Presiding over the event was Chef Sheila, the school’s founder and director, whose vision for culinary excellence in Uganda has blossomed into a force of empowerment. With warmth and pride, she praised the graduating class for their tenacity and growth.
“We are not just producing cooks,” Chef Sheila declared. “We are building brands, shaping leaders, and transforming communities through food.”
Indeed, these graduates represent more than academic success—they are living proof of how targeted skills development can break cycles of poverty and unlock untapped potential.
The ceremony’s keynote address came from Apostle Grace Lubega, who brought a broader, global perspective to the occasion. In his compelling remarks, he reminded the audience that chefs are not mere service providers, but innovators and influencers in national economies.
“Chefs are not just cooks,” Apostle Grace said. “They are cultural ambassadors, economic drivers, and creators of experiences. In many countries, the culinary industry contributes up to 10% of the GDP. Uganda can achieve the same through innovation and professionalism in food services.”
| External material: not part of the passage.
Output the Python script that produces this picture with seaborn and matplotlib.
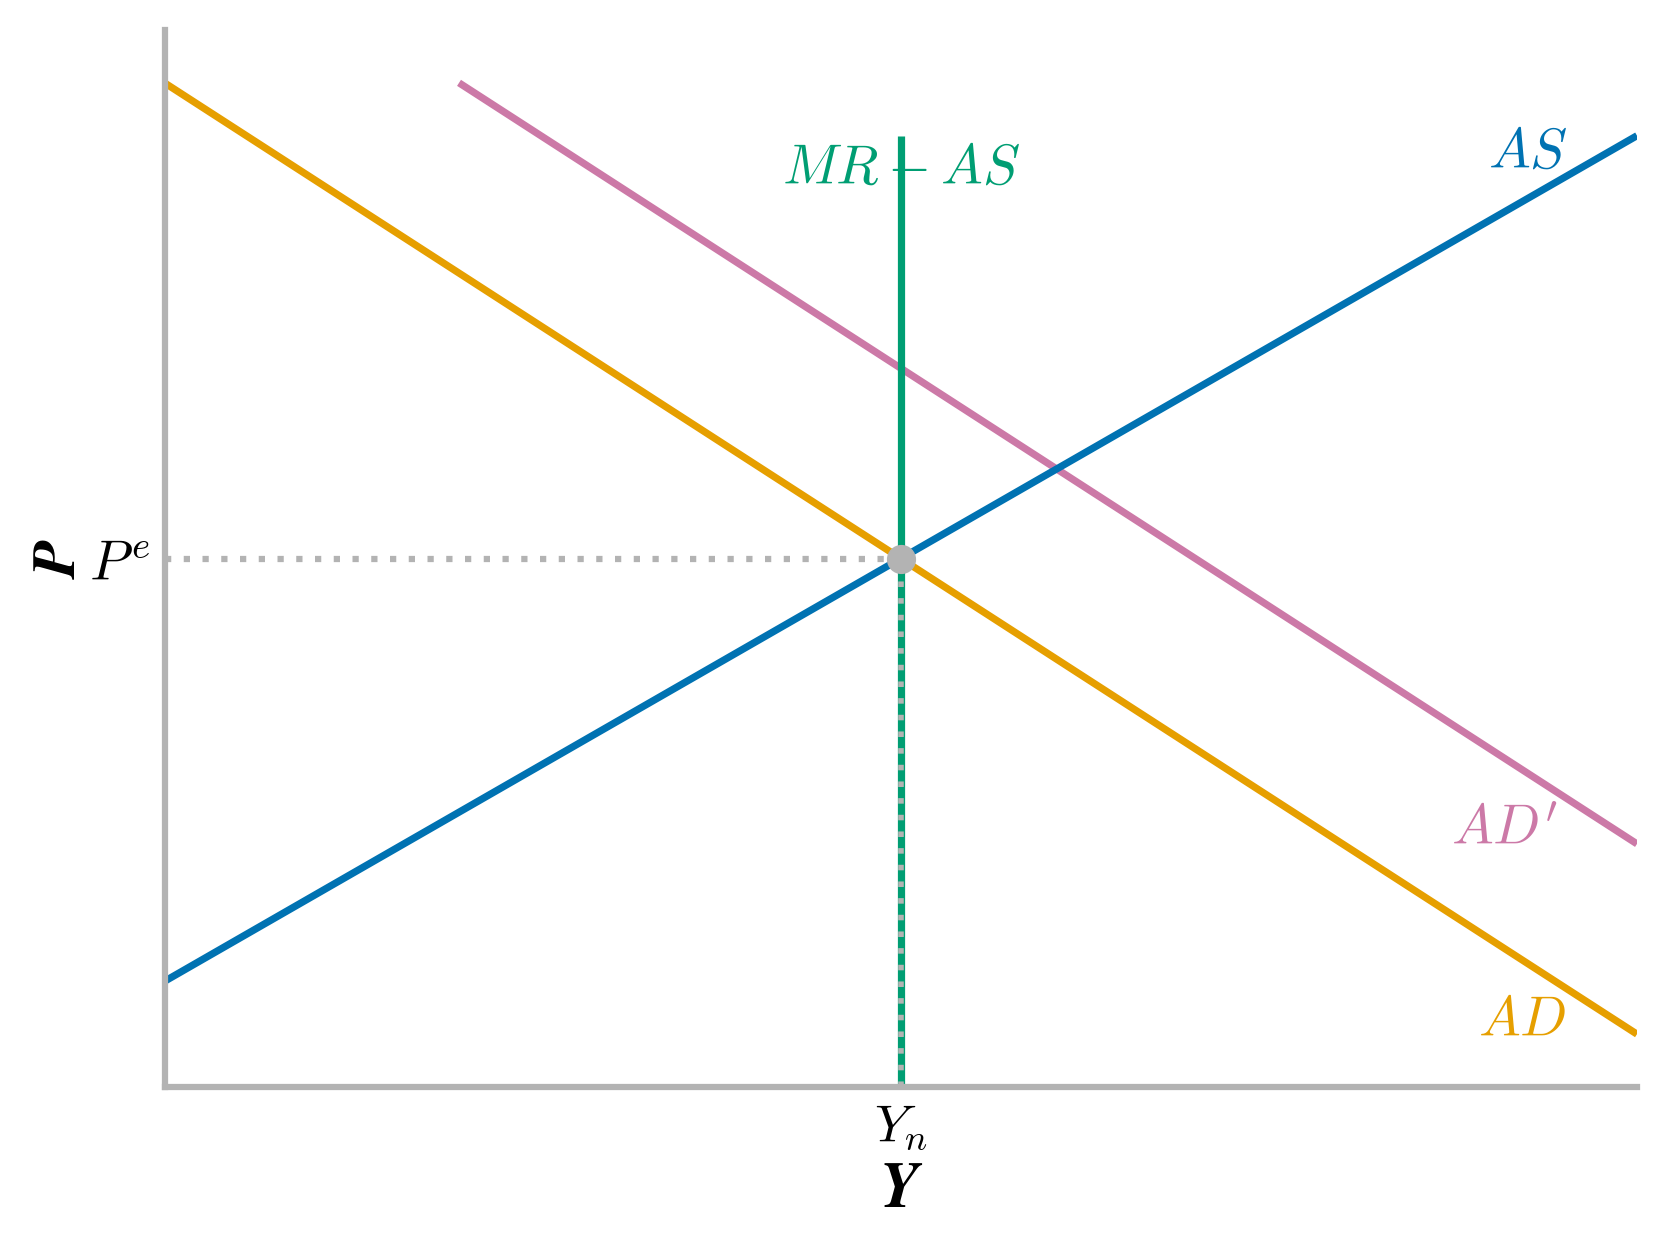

His message—equal parts motivational and visionary—ignited a fresh sense of possibility in the room, particularly among the graduates, many of whom had overcome tremendous odds to reach this milestone.
A central theme throughout the day was transformation—not just of careers, but of lives. Many of the graduates credited their success to the support of the Mastercard Foundation, which sponsored most of the students, making their education at Vine possible.
One graduate received a standing ovation as she recounted her journey:
“Before this program, I was selling snacks on the roadside. Today, I run a fully registered catering business with increasing clientele.”
This was not an isolated story. Several graduates shared how the training helped them grow their small businesses, improve customer service, diversify menus, and attract more clients. These testimonies echoed the school’s commitment to entrepreneurship and real-world skills, two pillars that define Vine’s approach.
“We teach students to think beyond the stove,” Chef Sheila explained. “They learn how to cost menus, manage food waste, design customer experiences, and market themselves professionally. It’s about building a sustainable livelihood, not just preparing meals.”
The graduation was a moment of reflection for both the students and the school—a celebration of talent, opportunity, and a vision of food as a tool for economic change. In a country where youth unemployment remains high, Vine Culinary School’s work stands as a model for vocational training that is practical, aspirational, and deeply human.
For many of the graduates, the journey is only beginning. Some plan to expand their businesses, others to seek international opportunities, and a few hope to return as mentors at Vine, passing on their knowledge to the next cohort of aspiring chefs.
“This isn’t the end,” one graduate said. “It’s the start of something much bigger—for me, for my family, and for Uganda.”
From roadside vendors to registered business owners, from aspiring chefs to empowered entrepreneurs, the 151 graduates of Vine Culinary School represent the next chapter of Uganda’s food story—and it’s a story being served with vision, pride, and purpose.